The reality is that most businesses don’t fit either of these stereotypes, but instead are somewhere in between. Here’s how to distinguish between a startup vs small business.
Startup vs Small Business – What’s the Difference?
Funding the business
The two types of companies differ in the way they are funded. Here’s a closer look at the difference between how a startup vs small business raises funds.
Startups are usually venture-backed companies that can’t exist without raising some cash from investors. Getting funding is difficult for startups, as there is a lot of competition in the VC realm. Pitches must be crafted, practiced, and perfected in order to get the attention of investment-ready VC firms and angel investors. Clear growth metrics are a big part of securing funding for startups, while that’s not usually so for small businesses.
Small businesses get their funding in different ways than startups. Rather than turning to VC firms and angel investors, small businesses rely on loans from the bank or friends and family to get their business off the ground. Since small businesses usually don’t plan to scale up in the same way as startups, additional rounds of funding often aren’t needed.
The way a startup vs small business grows (or plans to) is another major difference between the two types of companies. Below we’ll discuss how startups and small businesses focus on business growth differently.
Startups are built for fast, steady growth. It’s one of the main principles of running a successful startup. Unlike small businesses, who usually don’t participate in additional rounds of collecting funding or investments, startups have to continue picking up investors and funding for each stage of growth they plan to reach. Most startups start off servicing only a small part of the audience they eventually plan to reach and grow the business along the way, step by step.
On the other hand, small businesses may focus on growth, but not to the extent of startups. Small businesses are built with the principles of creating a reliable income for the owner and any employees they may have while keeping costs and expenses as low as possible. Unlike startups, who often do staged product or service “roll-outs” along the way, small businesses may start off offering their entire menu of services or products from the beginning. A traditional business model drives small businesses, while a growth-focused model drives startups.

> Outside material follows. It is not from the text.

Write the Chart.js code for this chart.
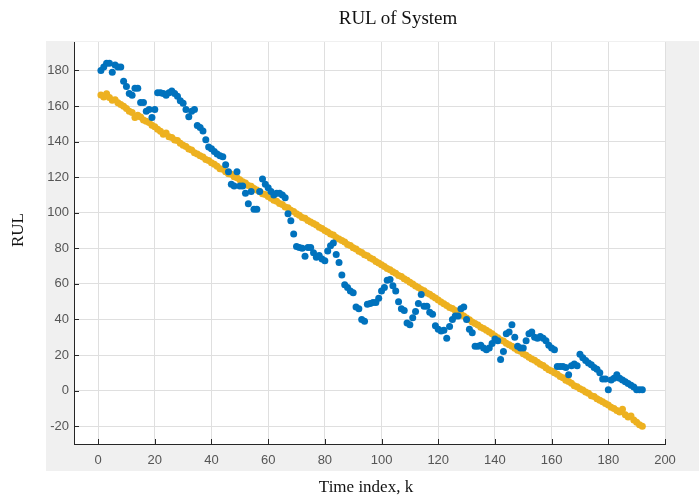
<!DOCTYPE html>
<html>
<head>
<meta charset="utf-8">
<script src="https://cdn.jsdelivr.net/npm/chart.js@4/dist/chart.umd.min.js"></script>
<style>
  body { margin: 0; background: #fff; }
  #wrap { position: relative; width: 699px; height: 495px; overflow: hidden; }
  #panel { position: absolute; left: 46px; top: 41px; width: 653px; height: 430px; background: #f0f0f0; }
  canvas { position: absolute; left: 0; top: 0; }
  .lbl { position: absolute; font-family: "Liberation Serif", "Times New Roman", serif; color: #111; white-space: nowrap; }
  #title { left: 398px; top: 7px; font-size: 19px; line-height: 22px; transform: translateX(-50%); }
  #xlabel { left: 366px; top: 477px; font-size: 17px; line-height: 20px; transform: translateX(-50%); }
  #ylabel { left: 18px; top: 230px; font-size: 17px; line-height: 20px; transform: translate(-50%, -50%) rotate(-90deg); }
</style>
</head>
<body>
<div id="wrap">
  <div id="panel"></div>
  <canvas id="rulChart" width="699" height="495"></canvas>
  <div class="lbl" id="title">RUL of System</div>
  <div class="lbl" id="xlabel">Time index, k</div>
  <div class="lbl" id="ylabel">RUL</div>
</div>
<script>
// estimated RUL (blue), one value per time index k = 1..192
const estimatedRul = [
  180, 182, 184, 184, 179, 183, 182, 182, 174, 171,
  167, 166, 170, 170, 162, 162, 157, 158, 153.5, 158,
  167.5, 167.5, 167, 166, 167.5, 168.5, 167, 165.5, 163, 161.5,
  158, 154, 157, 158, 149, 148, 146, 141, 137, 136,
  134.5, 133, 132, 131.5, 127, 123, 116, 115, 123, 115,
  115, 111, 105, 112, 102, 102, 112, 119, 116, 114,
  112, 110, 111, 111, 110, 108.5, 99.5, 95.5, 88, 81,
  80.5, 80, 75.5, 80.5, 80.5, 77.5, 75, 76, 74, 73,
  78.5, 81.5, 83, 76.5, 72, 65, 59.5, 58, 56, 55,
  47, 46, 40, 39, 48.5, 49, 49.5, 49.5, 52, 56,
  58, 62, 62.5, 59, 56, 50, 46, 45, 38, 37,
  41, 44.5, 49, 54, 47.5, 47.5, 44, 43, 36.5, 34.5,
  33.5, 34, 29.5, 36, 40, 42, 42, 46, 47, 40,
  34.5, 32.5, 25, 25, 25.5, 24, 23, 24, 26.5, 29,
  28, 17.5, 22, 32, 33, 37, 30, 25, 24, 24,
  28, 32, 33, 30, 29.5, 30.5, 29.5, 28, 25.5, 24,
  23, 13.5, 13.5, 13.5, 13, 9, 14, 15, 14, 20.5,
  18.5, 17, 15.5, 14.5, 13, 12, 10, 6.5, 6.5, 0.5,
  6, 7, 9, 7, 6, 5, 4, 3, 2, 0.5,
  0.5, 0.5
];

// true RUL (orange), k = 1..192
const trueRul = [
  166.2, 165.1, 166.9, 164.8, 163.2, 163.6, 161.9, 160.8, 159.9, 158.6,
  157.1, 156.4, 153.6, 154.8, 153.9, 152.1, 151.5, 150.8, 149.2, 148.4,
  146.9, 145.8, 144.2, 144.9, 142.8, 142.3, 140.9, 140.6, 139.1, 138.0,
  137.2, 135.9, 135.3, 133.8, 133.1, 132.0, 131.3, 129.9, 129.4, 128.1,
  127.3, 126.2, 124.8, 124.5, 123.1, 122.0, 121.6, 120.2, 119.7, 118.5,
  117.5, 116.8, 115.3, 114.9, 113.6, 112.8, 111.9, 110.7, 110.2, 109.1,
  108.2, 107.1, 106.5, 105.2, 104.6, 103.2, 102.8, 101.4, 100.7, 99.5,
  98.6, 97.4, 96.9, 95.6, 94.8, 93.9, 93.1, 91.8, 91.2, 90.0,
  89.2, 88.0, 87.5, 86.1, 85.3, 84.4, 83.5, 82.2, 81.6, 80.3,
  79.6, 78.3, 77.7, 76.4, 75.8, 74.5, 73.9, 72.6, 71.8, 70.8,
  69.8, 68.7, 67.9, 66.8, 66.0, 64.7, 64.1, 62.9, 62.0, 60.9,
  59.9, 58.8, 58.0, 56.9, 56.2, 54.9, 54.2, 53.0, 52.1, 51.0,
  49.8, 48.9, 47.9, 46.8, 46.2, 45.0, 44.3, 43.1, 42.0, 40.9,
  39.8, 38.6, 37.8, 36.9, 35.7, 35.0, 33.9, 32.9, 32.0, 30.7,
  29.8, 28.5, 27.9, 26.7, 25.8, 25.0, 23.8, 22.7, 22.1, 20.8,
  19.9, 18.8, 17.8, 17.1, 15.9, 14.8, 14.2, 12.9, 11.8, 11.1,
  10.0, 9.2, 7.9, 7.3, 5.9, 5.2, 4.1, 2.8, 2.2, 1.0,
  0.3, -0.8, -1.5, -2.9, -3.3, -4.6, -5.4, -6.2, -7.3, -8.1,
  -9.4, -10.1, -11.2, -12.0, -10.5, -13.5, -14.8, -14.2, -16.5, -17.8,
  -19.2, -20.0
];

const xTicks = [0, 20, 40, 60, 80, 100, 120, 140, 160, 180, 200];
const yTicks = [-20, 0, 20, 40, 60, 80, 100, 120, 140, 160, 180];

function toPoints(values) {
  return values.map((v, i) => ({ x: i + 1, y: v }));
}

// white plot area + MATLAB style inward ticks
const axesBox = {
  id: "axesBox",
  beforeDraw(chart) {
    const { ctx, chartArea } = chart;
    ctx.save();
    ctx.fillStyle = "#ffffff";
    ctx.fillRect(chartArea.left, chartArea.top, chartArea.right - chartArea.left, chartArea.bottom - chartArea.top);
    ctx.restore();
  },
  afterDraw(chart) {
    const { ctx, chartArea, scales } = chart;
    ctx.save();
    ctx.strokeStyle = "#262626";
    ctx.lineWidth = 1;
    ctx.beginPath();
    xTicks.forEach(v => {
      const px = Math.round(scales.x.getPixelForValue(v)) + 0.5;
      ctx.moveTo(px, chartArea.bottom);
      ctx.lineTo(px, chartArea.bottom - 5);
    });
    yTicks.forEach(v => {
      const py = Math.round(scales.y.getPixelForValue(v)) + 0.5;
      ctx.moveTo(chartArea.left, py);
      ctx.lineTo(chartArea.left + 5, py);
    });
    ctx.stroke();
    ctx.restore();
  }
};

const tickFont = { family: "'Liberation Sans', Arial, sans-serif", size: 13 };

new Chart(document.getElementById("rulChart").getContext("2d"), {
  type: "scatter",
  data: {
    datasets: [
      {
        label: "Estimated RUL",
        data: toPoints(estimatedRul),
        backgroundColor: "#0072BD",
        borderWidth: 0,
        pointRadius: 3.5
      },
      {
        label: "True RUL",
        data: toPoints(trueRul),
        backgroundColor: "#EDB120",
        borderWidth: 0,
        pointRadius: 3.5
      }
    ]
  },
  options: {
    responsive: false,
    animation: false,
    layout: { padding: { left: 0, right: 34, top: 42, bottom: 0 } },
    plugins: {
      legend: { display: false },
      tooltip: { enabled: false }
    },
    scales: {
      x: {
        type: "linear",
        min: -8.5,
        max: 200,
        afterBuildTicks: s => { s.ticks = xTicks.map(v => ({ value: v })); },
        afterFit: s => { s.height = 51; },
        grid: { color: "#dfdfdf", drawTicks: false },
        border: { color: "#262626", width: 1 },
        ticks: { padding: 9, color: "#555555", font: tickFont, maxRotation: 0, autoSkip: false }
      },
      y: {
        type: "linear",
        min: -30,
        max: 196,
        afterBuildTicks: s => { s.ticks = yTicks.map(v => ({ value: v })); },
        afterFit: s => { s.width = 74; },
        grid: { color: "#dfdfdf", drawTicks: false },
        border: { color: "#262626", width: 1 },
        ticks: { padding: 5, color: "#555555", font: tickFont, autoSkip: false }
      }
    }
  },
  plugins: [axesBox]
});
</script>
</body>
</html>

Is there any type of business out there that is totally devoid of risk? Probably not, but between a startup vs small business, there are some clear differences in the amount of risk an owner or founder takes on.
Startups often get their start from a founder’s desire to find the right service, product, or platform to appeal to a given audience and turn a profit. Building any type of product or service from the ground up takes time, considerable investment, and a lot of focus and concentration. Sometimes, even after all that input, things don’t pan out. That’s why startups are far riskier than small businesses in the long run.
While small businesses do take on a considerable amount of risk just by being in business, they have one difference that makes their operation less risky than startups: The owners usually have proven business models to look at and imitate. Startups don’t have that same privilege much of the time. And because small businesses are not hyper-focused on growth, there’s less risk of over-inflating too soon and losing it all due to too-fast growth.